Start of Information supplied
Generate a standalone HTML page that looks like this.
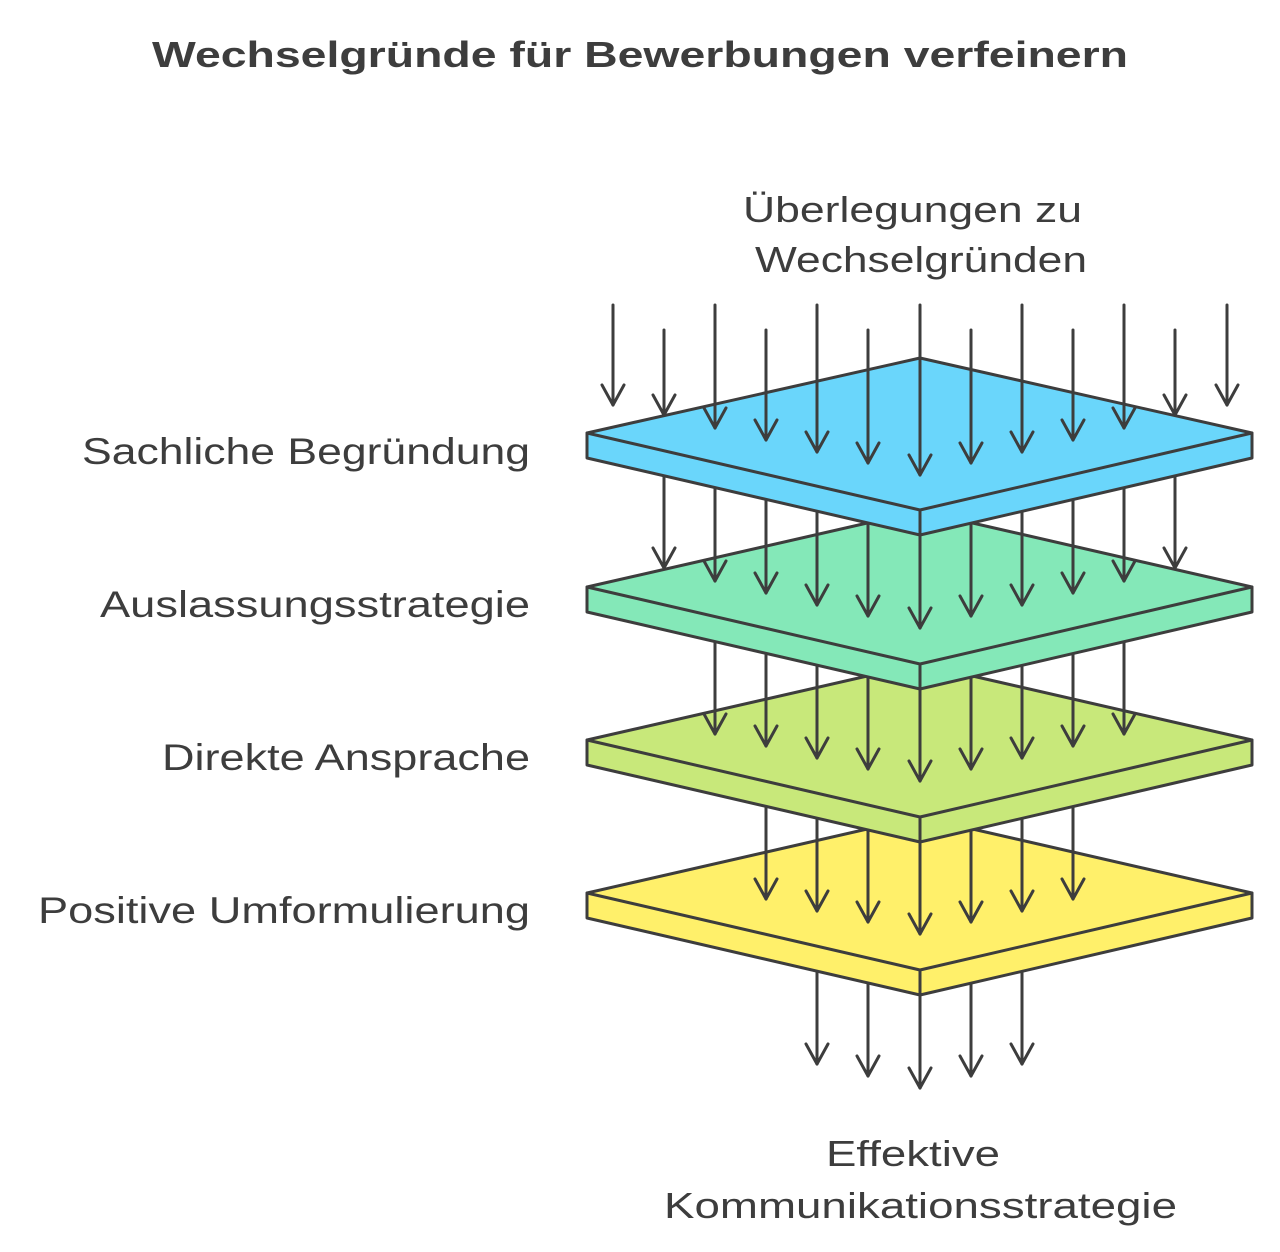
<!DOCTYPE html>
<html><head><meta charset="utf-8"><style>
html,body{margin:0;padding:0;background:#fff;}
svg{display:block;}
text{font-family:"Liberation Sans","DejaVu Sans",sans-serif;fill:#3d3d3d;}
</style></head><body>
<svg width="1280" height="1252" viewBox="0 0 1280 1252" xmlns="http://www.w3.org/2000/svg">
<defs>
<g id="ah"><path d="M-11,-20 L0,0 L11,-20" fill="none" stroke="#3d3d3d" stroke-width="3" stroke-linecap="round" stroke-linejoin="round"/></g>
</defs>
<text x="152" y="67" font-size="36" font-weight="bold" textLength="976" lengthAdjust="spacingAndGlyphs">Wechselgründe für Bewerbungen verfeinern</text>
<text x="743" y="222" font-size="36" textLength="339" lengthAdjust="spacingAndGlyphs">Überlegungen zu</text>
<text x="755" y="272" font-size="36" textLength="332" lengthAdjust="spacingAndGlyphs">Wechselgründen</text>
<text x="826" y="1166" font-size="36" textLength="174" lengthAdjust="spacingAndGlyphs">Effektive</text>
<text x="664" y="1218" font-size="36" textLength="513" lengthAdjust="spacingAndGlyphs">Kommunikationsstrategie</text>
<g font-size="37" lengthAdjust="spacingAndGlyphs">
<text x="82" y="464" textLength="448" lengthAdjust="spacingAndGlyphs">Sachliche Begründung</text>
<text x="100" y="617" textLength="430" lengthAdjust="spacingAndGlyphs">Auslassungsstrategie</text>
<text x="162" y="770" textLength="368" lengthAdjust="spacingAndGlyphs">Direkte Ansprache</text>
<text x="38" y="923" textLength="492" lengthAdjust="spacingAndGlyphs">Positive Umformulierung</text>
</g>
<g id="all" stroke="#3d3d3d" stroke-width="3" stroke-linejoin="round" stroke-linecap="round">
<g fill="none">
<line x1="817" y1="950" x2="817" y2="1064"/><use href="#ah" x="817" y="1064"/>
<line x1="868" y1="950" x2="868" y2="1076"/><use href="#ah" x="868" y="1076"/>
<line x1="920" y1="950" x2="920" y2="1088"/><use href="#ah" x="920" y="1088"/>
<line x1="971" y1="950" x2="971" y2="1076"/><use href="#ah" x="971" y="1076"/>
<line x1="1022" y1="950" x2="1022" y2="1064"/><use href="#ah" x="1022" y="1064"/>
</g>
<path d="M587,893 L920,817 L1252,893 L1252,918 L920,995 L587,918 Z" fill="#fff06a"/>
<path d="M587,893 L920,970 L1252,893 M920,970 L920,995" fill="none"/>
<g fill="none">
<line x1="766" y1="780" x2="766" y2="899"/><use href="#ah" x="766" y="899"/>
<line x1="817" y1="780" x2="817" y2="911"/><use href="#ah" x="817" y="911"/>
<line x1="868" y1="780" x2="868" y2="922"/><use href="#ah" x="868" y="922"/>
<line x1="920" y1="780" x2="920" y2="934"/><use href="#ah" x="920" y="934"/>
<line x1="971" y1="780" x2="971" y2="922"/><use href="#ah" x="971" y="922"/>
<line x1="1022" y1="780" x2="1022" y2="911"/><use href="#ah" x="1022" y="911"/>
<line x1="1073" y1="780" x2="1073" y2="899"/><use href="#ah" x="1073" y="899"/>
</g>
<path d="M587,740 L920,664 L1252,740 L1252,765 L920,842 L587,765 Z" fill="#c8e87a"/>
<path d="M587,740 L920,817 L1252,740 M920,817 L920,842" fill="none"/>
<g fill="none">
<line x1="715" y1="620" x2="715" y2="734"/><use href="#ah" x="715" y="734"/>
<line x1="766" y1="620" x2="766" y2="746"/><use href="#ah" x="766" y="746"/>
<line x1="817" y1="620" x2="817" y2="758"/><use href="#ah" x="817" y="758"/>
<line x1="868" y1="620" x2="868" y2="769"/><use href="#ah" x="868" y="769"/>
<line x1="920" y1="620" x2="920" y2="781"/><use href="#ah" x="920" y="781"/>
<line x1="971" y1="620" x2="971" y2="769"/><use href="#ah" x="971" y="769"/>
<line x1="1022" y1="620" x2="1022" y2="758"/><use href="#ah" x="1022" y="758"/>
<line x1="1073" y1="620" x2="1073" y2="746"/><use href="#ah" x="1073" y="746"/>
<line x1="1124" y1="620" x2="1124" y2="734"/><use href="#ah" x="1124" y="734"/>
</g>
<path d="M587,587 L920,511 L1252,587 L1252,612 L920,689 L587,612 Z" fill="#84e8b8"/>
<path d="M587,587 L920,664 L1252,587 M920,664 L920,689" fill="none"/>
<g fill="none">
<line x1="664" y1="470" x2="664" y2="568"/><use href="#ah" x="664" y="568"/>
<line x1="715" y1="470" x2="715" y2="581"/><use href="#ah" x="715" y="581"/>
<line x1="766" y1="470" x2="766" y2="593"/><use href="#ah" x="766" y="593"/>
<line x1="817" y1="470" x2="817" y2="605"/><use href="#ah" x="817" y="605"/>
<line x1="868" y1="470" x2="868" y2="616"/><use href="#ah" x="868" y="616"/>
<line x1="920" y1="470" x2="920" y2="628"/><use href="#ah" x="920" y="628"/>
<line x1="971" y1="470" x2="971" y2="616"/><use href="#ah" x="971" y="616"/>
<line x1="1022" y1="470" x2="1022" y2="605"/><use href="#ah" x="1022" y="605"/>
<line x1="1073" y1="470" x2="1073" y2="593"/><use href="#ah" x="1073" y="593"/>
<line x1="1124" y1="470" x2="1124" y2="581"/><use href="#ah" x="1124" y="581"/>
<line x1="1175" y1="470" x2="1175" y2="568"/><use href="#ah" x="1175" y="568"/>
</g>
<path d="M587,433 L920,358 L1252,433 L1252,458 L920,535 L587,458 Z" fill="#6ad6fb"/>
<path d="M587,433 L920,510 L1252,433 M920,510 L920,535" fill="none"/>
<g fill="none">
<line x1="613" y1="305" x2="613" y2="405"/><use href="#ah" x="613" y="405"/>
<line x1="664" y1="330" x2="664" y2="415"/><use href="#ah" x="664" y="415"/>
<line x1="715" y1="305" x2="715" y2="428"/><use href="#ah" x="715" y="428"/>
<line x1="766" y1="330" x2="766" y2="440"/><use href="#ah" x="766" y="440"/>
<line x1="817" y1="305" x2="817" y2="452"/><use href="#ah" x="817" y="452"/>
<line x1="868" y1="330" x2="868" y2="463"/><use href="#ah" x="868" y="463"/>
<line x1="920" y1="305" x2="920" y2="475"/><use href="#ah" x="920" y="475"/>
<line x1="971" y1="330" x2="971" y2="463"/><use href="#ah" x="971" y="463"/>
<line x1="1022" y1="305" x2="1022" y2="452"/><use href="#ah" x="1022" y="452"/>
<line x1="1073" y1="330" x2="1073" y2="440"/><use href="#ah" x="1073" y="440"/>
<line x1="1124" y1="305" x2="1124" y2="428"/><use href="#ah" x="1124" y="428"/>
<line x1="1175" y1="330" x2="1175" y2="415"/><use href="#ah" x="1175" y="415"/>
<line x1="1227" y1="305" x2="1227" y2="405"/><use href="#ah" x="1227" y="405"/>
</g>
</g>
</svg>
</body></html>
End of Information supplied
→ **Task instructions**
Transcribe the whole listing exactly. Pictures stay out of your copy.

→ **Finished answer**
Generate a standalone HTML page that looks like this.
<!DOCTYPE html>
<html><head><meta charset="utf-8"><style>
html,body{margin:0;padding:0;background:#fff;}
svg{display:block;}
text{font-family:"Liberation Sans","DejaVu Sans",sans-serif;fill:#3d3d3d;}
</style></head><body>
<svg width="1280" height="1252" viewBox="0 0 1280 1252" xmlns="http://www.w3.org/2000/svg">
<defs>
<g id="ah"><path d="M-11,-20 L0,0 L11,-20" fill="none" stroke="#3d3d3d" stroke-width="3" stroke-linecap="round" stroke-linejoin="round"/></g>
</defs>
<text x="152" y="67" font-size="36" font-weight="bold" textLength="976" lengthAdjust="spacingAndGlyphs">Wechselgründe für Bewerbungen verfeinern</text>
<text x="743" y="222" font-size="36" textLength="339" lengthAdjust="spacingAndGlyphs">Überlegungen zu</text>
<text x="755" y="272" font-size="36" textLength="332" lengthAdjust="spacingAndGlyphs">Wechselgründen</text>
<text x="826" y="1166" font-size="36" textLength="174" lengthAdjust="spacingAndGlyphs">Effektive</text>
<text x="664" y="1218" font-size="36" textLength="513" lengthAdjust="spacingAndGlyphs">Kommunikationsstrategie</text>
<g font-size="37" lengthAdjust="spacingAndGlyphs">
<text x="82" y="464" textLength="448" lengthAdjust="spacingAndGlyphs">Sachliche Begründung</text>
<text x="100" y="617" textLength="430" lengthAdjust="spacingAndGlyphs">Auslassungsstrategie</text>
<text x="162" y="770" textLength="368" lengthAdjust="spacingAndGlyphs">Direkte Ansprache</text>
<text x="38" y="923" textLength="492" lengthAdjust="spacingAndGlyphs">Positive Umformulierung</text>
</g>
<g id="all" stroke="#3d3d3d" stroke-width="3" stroke-linejoin="round" stroke-linecap="round">
<g fill="none">
<line x1="817" y1="950" x2="817" y2="1064"/><use href="#ah" x="817" y="1064"/>
<line x1="868" y1="950" x2="868" y2="1076"/><use href="#ah" x="868" y="1076"/>
<line x1="920" y1="950" x2="920" y2="1088"/><use href="#ah" x="920" y="1088"/>
<line x1="971" y1="950" x2="971" y2="1076"/><use href="#ah" x="971" y="1076"/>
<line x1="1022" y1="950" x2="1022" y2="1064"/><use href="#ah" x="1022" y="1064"/>
</g>
<path d="M587,893 L920,817 L1252,893 L1252,918 L920,995 L587,918 Z" fill="#fff06a"/>
<path d="M587,893 L920,970 L1252,893 M920,970 L920,995" fill="none"/>
<g fill="none">
<line x1="766" y1="780" x2="766" y2="899"/><use href="#ah" x="766" y="899"/>
<line x1="817" y1="780" x2="817" y2="911"/><use href="#ah" x="817" y="911"/>
<line x1="868" y1="780" x2="868" y2="922"/><use href="#ah" x="868" y="922"/>
<line x1="920" y1="780" x2="920" y2="934"/><use href="#ah" x="920" y="934"/>
<line x1="971" y1="780" x2="971" y2="922"/><use href="#ah" x="971" y="922"/>
<line x1="1022" y1="780" x2="1022" y2="911"/><use href="#ah" x="1022" y="911"/>
<line x1="1073" y1="780" x2="1073" y2="899"/><use href="#ah" x="1073" y="899"/>
</g>
<path d="M587,740 L920,664 L1252,740 L1252,765 L920,842 L587,765 Z" fill="#c8e87a"/>
<path d="M587,740 L920,817 L1252,740 M920,817 L920,842" fill="none"/>
<g fill="none">
<line x1="715" y1="620" x2="715" y2="734"/><use href="#ah" x="715" y="734"/>
<line x1="766" y1="620" x2="766" y2="746"/><use href="#ah" x="766" y="746"/>
<line x1="817" y1="620" x2="817" y2="758"/><use href="#ah" x="817" y="758"/>
<line x1="868" y1="620" x2="868" y2="769"/><use href="#ah" x="868" y="769"/>
<line x1="920" y1="620" x2="920" y2="781"/><use href="#ah" x="920" y="781"/>
<line x1="971" y1="620" x2="971" y2="769"/><use href="#ah" x="971" y="769"/>
<line x1="1022" y1="620" x2="1022" y2="758"/><use href="#ah" x="1022" y="758"/>
<line x1="1073" y1="620" x2="1073" y2="746"/><use href="#ah" x="1073" y="746"/>
<line x1="1124" y1="620" x2="1124" y2="734"/><use href="#ah" x="1124" y="734"/>
</g>
<path d="M587,587 L920,511 L1252,587 L1252,612 L920,689 L587,612 Z" fill="#84e8b8"/>
<path d="M587,587 L920,664 L1252,587 M920,664 L920,689" fill="none"/>
<g fill="none">
<line x1="664" y1="470" x2="664" y2="568"/><use href="#ah" x="664" y="568"/>
<line x1="715" y1="470" x2="715" y2="581"/><use href="#ah" x="715" y="581"/>
<line x1="766" y1="470" x2="766" y2="593"/><use href="#ah" x="766" y="593"/>
<line x1="817" y1="470" x2="817" y2="605"/><use href="#ah" x="817" y="605"/>
<line x1="868" y1="470" x2="868" y2="616"/><use href="#ah" x="868" y="616"/>
<line x1="920" y1="470" x2="920" y2="628"/><use href="#ah" x="920" y="628"/>
<line x1="971" y1="470" x2="971" y2="616"/><use href="#ah" x="971" y="616"/>
<line x1="1022" y1="470" x2="1022" y2="605"/><use href="#ah" x="1022" y="605"/>
<line x1="1073" y1="470" x2="1073" y2="593"/><use href="#ah" x="1073" y="593"/>
<line x1="1124" y1="470" x2="1124" y2="581"/><use href="#ah" x="1124" y="581"/>
<line x1="1175" y1="470" x2="1175" y2="568"/><use href="#ah" x="1175" y="568"/>
</g>
<path d="M587,433 L920,358 L1252,433 L1252,458 L920,535 L587,458 Z" fill="#6ad6fb"/>
<path d="M587,433 L920,510 L1252,433 M920,510 L920,535" fill="none"/>
<g fill="none">
<line x1="613" y1="305" x2="613" y2="405"/><use href="#ah" x="613" y="405"/>
<line x1="664" y1="330" x2="664" y2="415"/><use href="#ah" x="664" y="415"/>
<line x1="715" y1="305" x2="715" y2="428"/><use href="#ah" x="715" y="428"/>
<line x1="766" y1="330" x2="766" y2="440"/><use href="#ah" x="766" y="440"/>
<line x1="817" y1="305" x2="817" y2="452"/><use href="#ah" x="817" y="452"/>
<line x1="868" y1="330" x2="868" y2="463"/><use href="#ah" x="868" y="463"/>
<line x1="920" y1="305" x2="920" y2="475"/><use href="#ah" x="920" y="475"/>
<line x1="971" y1="330" x2="971" y2="463"/><use href="#ah" x="971" y="463"/>
<line x1="1022" y1="305" x2="1022" y2="452"/><use href="#ah" x="1022" y="452"/>
<line x1="1073" y1="330" x2="1073" y2="440"/><use href="#ah" x="1073" y="440"/>
<line x1="1124" y1="305" x2="1124" y2="428"/><use href="#ah" x="1124" y="428"/>
<line x1="1175" y1="330" x2="1175" y2="415"/><use href="#ah" x="1175" y="415"/>
<line x1="1227" y1="305" x2="1227" y2="405"/><use href="#ah" x="1227" y="405"/>
</g>
</g>
</svg>
</body></html>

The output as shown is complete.